◆ EXERCISE REQUIREMENTS
Within the records below, reproduce without change the lines from the line that has "Convert this chart" through the line that has "plt.rcParams['axes.labelcolor'] = 'black'", and only those.

Records contained in a dataset:

>> start

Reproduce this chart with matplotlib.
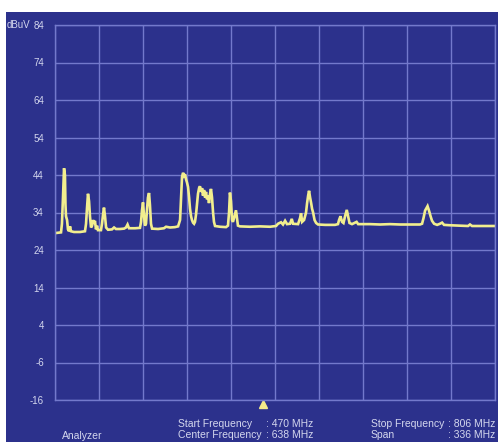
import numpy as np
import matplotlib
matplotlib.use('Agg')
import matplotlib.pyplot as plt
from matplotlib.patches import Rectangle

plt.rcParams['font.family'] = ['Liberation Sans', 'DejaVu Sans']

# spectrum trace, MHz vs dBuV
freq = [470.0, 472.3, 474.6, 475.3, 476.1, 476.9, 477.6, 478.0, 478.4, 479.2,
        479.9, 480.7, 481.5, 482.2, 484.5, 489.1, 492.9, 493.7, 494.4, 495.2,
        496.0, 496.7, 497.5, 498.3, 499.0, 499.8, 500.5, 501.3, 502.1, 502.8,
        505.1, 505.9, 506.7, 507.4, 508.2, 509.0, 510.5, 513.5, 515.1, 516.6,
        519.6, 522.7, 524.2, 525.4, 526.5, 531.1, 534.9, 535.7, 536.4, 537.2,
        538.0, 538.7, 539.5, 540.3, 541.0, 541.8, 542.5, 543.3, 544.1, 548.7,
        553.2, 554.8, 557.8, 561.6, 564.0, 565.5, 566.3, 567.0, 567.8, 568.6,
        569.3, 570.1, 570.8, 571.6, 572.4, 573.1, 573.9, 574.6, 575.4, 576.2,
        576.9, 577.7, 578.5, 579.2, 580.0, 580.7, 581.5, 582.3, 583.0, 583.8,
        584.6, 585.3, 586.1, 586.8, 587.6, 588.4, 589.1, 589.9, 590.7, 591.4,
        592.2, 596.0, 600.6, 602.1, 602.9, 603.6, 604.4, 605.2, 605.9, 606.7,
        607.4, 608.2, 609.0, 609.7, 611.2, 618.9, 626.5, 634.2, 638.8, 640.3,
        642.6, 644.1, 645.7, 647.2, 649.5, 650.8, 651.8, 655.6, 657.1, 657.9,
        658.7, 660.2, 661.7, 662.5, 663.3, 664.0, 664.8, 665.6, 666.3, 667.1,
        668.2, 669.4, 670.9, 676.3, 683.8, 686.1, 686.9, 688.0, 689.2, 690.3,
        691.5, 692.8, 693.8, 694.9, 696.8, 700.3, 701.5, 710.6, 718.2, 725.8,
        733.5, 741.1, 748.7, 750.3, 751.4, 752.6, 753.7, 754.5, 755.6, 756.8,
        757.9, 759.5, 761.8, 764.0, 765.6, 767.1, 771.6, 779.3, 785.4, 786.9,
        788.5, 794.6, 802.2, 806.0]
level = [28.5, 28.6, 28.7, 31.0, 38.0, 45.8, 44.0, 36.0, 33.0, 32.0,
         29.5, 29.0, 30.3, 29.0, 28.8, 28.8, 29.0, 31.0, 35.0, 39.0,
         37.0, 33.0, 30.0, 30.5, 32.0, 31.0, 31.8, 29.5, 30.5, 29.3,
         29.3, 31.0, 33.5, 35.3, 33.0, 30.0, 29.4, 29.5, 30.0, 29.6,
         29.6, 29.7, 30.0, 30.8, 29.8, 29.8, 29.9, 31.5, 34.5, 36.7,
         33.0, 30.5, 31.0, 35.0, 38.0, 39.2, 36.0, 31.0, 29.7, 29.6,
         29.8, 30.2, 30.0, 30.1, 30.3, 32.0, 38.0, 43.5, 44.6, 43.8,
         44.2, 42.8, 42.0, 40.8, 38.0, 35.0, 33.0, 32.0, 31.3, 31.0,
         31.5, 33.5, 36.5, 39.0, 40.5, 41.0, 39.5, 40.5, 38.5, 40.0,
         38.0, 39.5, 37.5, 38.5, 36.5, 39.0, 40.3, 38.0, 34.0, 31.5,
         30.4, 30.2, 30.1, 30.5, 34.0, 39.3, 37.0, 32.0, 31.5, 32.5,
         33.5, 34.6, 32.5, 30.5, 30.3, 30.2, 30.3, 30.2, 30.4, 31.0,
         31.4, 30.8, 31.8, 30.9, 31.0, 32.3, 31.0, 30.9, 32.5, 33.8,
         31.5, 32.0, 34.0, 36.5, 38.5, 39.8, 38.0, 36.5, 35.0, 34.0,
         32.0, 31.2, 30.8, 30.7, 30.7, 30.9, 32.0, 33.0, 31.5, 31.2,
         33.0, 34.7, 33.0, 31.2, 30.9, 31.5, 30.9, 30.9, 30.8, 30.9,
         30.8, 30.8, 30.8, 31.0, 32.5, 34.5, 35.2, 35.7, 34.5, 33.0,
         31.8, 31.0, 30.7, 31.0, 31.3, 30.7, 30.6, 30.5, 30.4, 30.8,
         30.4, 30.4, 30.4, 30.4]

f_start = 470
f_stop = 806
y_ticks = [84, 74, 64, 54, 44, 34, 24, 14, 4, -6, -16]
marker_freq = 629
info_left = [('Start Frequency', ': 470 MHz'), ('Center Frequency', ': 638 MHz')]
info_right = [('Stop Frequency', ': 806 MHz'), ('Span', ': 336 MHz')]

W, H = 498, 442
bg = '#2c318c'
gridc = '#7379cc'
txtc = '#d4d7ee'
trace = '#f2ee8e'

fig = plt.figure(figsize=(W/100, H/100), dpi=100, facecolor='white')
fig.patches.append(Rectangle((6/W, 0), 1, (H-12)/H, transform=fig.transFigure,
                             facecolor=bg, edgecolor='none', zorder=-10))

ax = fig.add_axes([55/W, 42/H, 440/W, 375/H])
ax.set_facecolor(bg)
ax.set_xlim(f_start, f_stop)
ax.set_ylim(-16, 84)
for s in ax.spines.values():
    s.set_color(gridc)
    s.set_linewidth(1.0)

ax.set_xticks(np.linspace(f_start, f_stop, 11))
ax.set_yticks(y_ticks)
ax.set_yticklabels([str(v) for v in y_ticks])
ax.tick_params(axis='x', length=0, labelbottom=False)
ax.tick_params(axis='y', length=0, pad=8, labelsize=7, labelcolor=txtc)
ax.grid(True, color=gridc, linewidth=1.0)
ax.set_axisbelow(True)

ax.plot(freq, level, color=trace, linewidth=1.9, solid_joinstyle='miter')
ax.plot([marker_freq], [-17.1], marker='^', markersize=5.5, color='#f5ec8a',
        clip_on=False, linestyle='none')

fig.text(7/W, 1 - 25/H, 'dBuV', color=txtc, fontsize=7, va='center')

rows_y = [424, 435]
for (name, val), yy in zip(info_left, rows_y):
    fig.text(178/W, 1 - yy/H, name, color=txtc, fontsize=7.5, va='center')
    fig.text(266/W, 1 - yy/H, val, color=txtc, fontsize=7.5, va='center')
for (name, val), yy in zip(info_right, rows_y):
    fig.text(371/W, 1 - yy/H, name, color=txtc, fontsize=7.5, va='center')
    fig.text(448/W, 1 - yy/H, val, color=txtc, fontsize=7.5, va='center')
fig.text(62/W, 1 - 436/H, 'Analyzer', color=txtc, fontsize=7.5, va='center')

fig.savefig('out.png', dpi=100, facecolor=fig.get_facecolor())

>> end
>> start

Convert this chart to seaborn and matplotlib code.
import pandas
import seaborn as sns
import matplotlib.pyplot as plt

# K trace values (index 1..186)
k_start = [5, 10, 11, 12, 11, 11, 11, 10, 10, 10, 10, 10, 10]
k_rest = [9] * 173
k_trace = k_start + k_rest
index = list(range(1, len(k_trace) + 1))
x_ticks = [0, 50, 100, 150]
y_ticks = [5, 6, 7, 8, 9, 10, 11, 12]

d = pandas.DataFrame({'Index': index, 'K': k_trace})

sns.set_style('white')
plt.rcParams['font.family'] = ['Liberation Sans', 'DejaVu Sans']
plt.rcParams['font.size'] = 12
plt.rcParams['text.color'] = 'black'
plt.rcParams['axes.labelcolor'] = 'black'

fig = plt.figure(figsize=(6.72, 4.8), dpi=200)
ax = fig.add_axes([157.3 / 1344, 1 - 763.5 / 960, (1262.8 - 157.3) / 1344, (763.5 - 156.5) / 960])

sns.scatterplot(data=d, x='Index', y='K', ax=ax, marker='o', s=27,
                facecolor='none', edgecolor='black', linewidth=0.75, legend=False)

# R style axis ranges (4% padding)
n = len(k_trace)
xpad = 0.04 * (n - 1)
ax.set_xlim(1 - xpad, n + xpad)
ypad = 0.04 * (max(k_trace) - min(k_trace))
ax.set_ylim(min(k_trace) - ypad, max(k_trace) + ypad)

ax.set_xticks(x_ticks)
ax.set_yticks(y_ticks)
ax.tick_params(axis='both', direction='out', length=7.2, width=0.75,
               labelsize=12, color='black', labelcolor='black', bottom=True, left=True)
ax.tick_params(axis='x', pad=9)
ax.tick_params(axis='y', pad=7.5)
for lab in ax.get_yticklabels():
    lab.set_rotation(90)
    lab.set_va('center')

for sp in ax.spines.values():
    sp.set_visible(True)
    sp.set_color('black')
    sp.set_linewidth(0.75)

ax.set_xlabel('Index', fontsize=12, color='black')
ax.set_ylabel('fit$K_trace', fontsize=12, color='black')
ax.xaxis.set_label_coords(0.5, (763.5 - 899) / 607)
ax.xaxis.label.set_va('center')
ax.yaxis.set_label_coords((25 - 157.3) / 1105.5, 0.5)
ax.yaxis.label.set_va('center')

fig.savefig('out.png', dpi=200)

>> end

◆ SOLUTION TO THE EXERCISE
Convert this chart to seaborn and matplotlib code.
import pandas
import seaborn as sns
import matplotlib.pyplot as plt

# K trace values (index 1..186)
k_start = [5, 10, 11, 12, 11, 11, 11, 10, 10, 10, 10, 10, 10]
k_rest = [9] * 173
k_trace = k_start + k_rest
index = list(range(1, len(k_trace) + 1))
x_ticks = [0, 50, 100, 150]
y_ticks = [5, 6, 7, 8, 9, 10, 11, 12]

d = pandas.DataFrame({'Index': index, 'K': k_trace})

sns.set_style('white')
plt.rcParams['font.family'] = ['Liberation Sans', 'DejaVu Sans']
plt.rcParams['font.size'] = 12
plt.rcParams['text.color'] = 'black'
plt.rcParams['axes.labelcolor'] = 'black'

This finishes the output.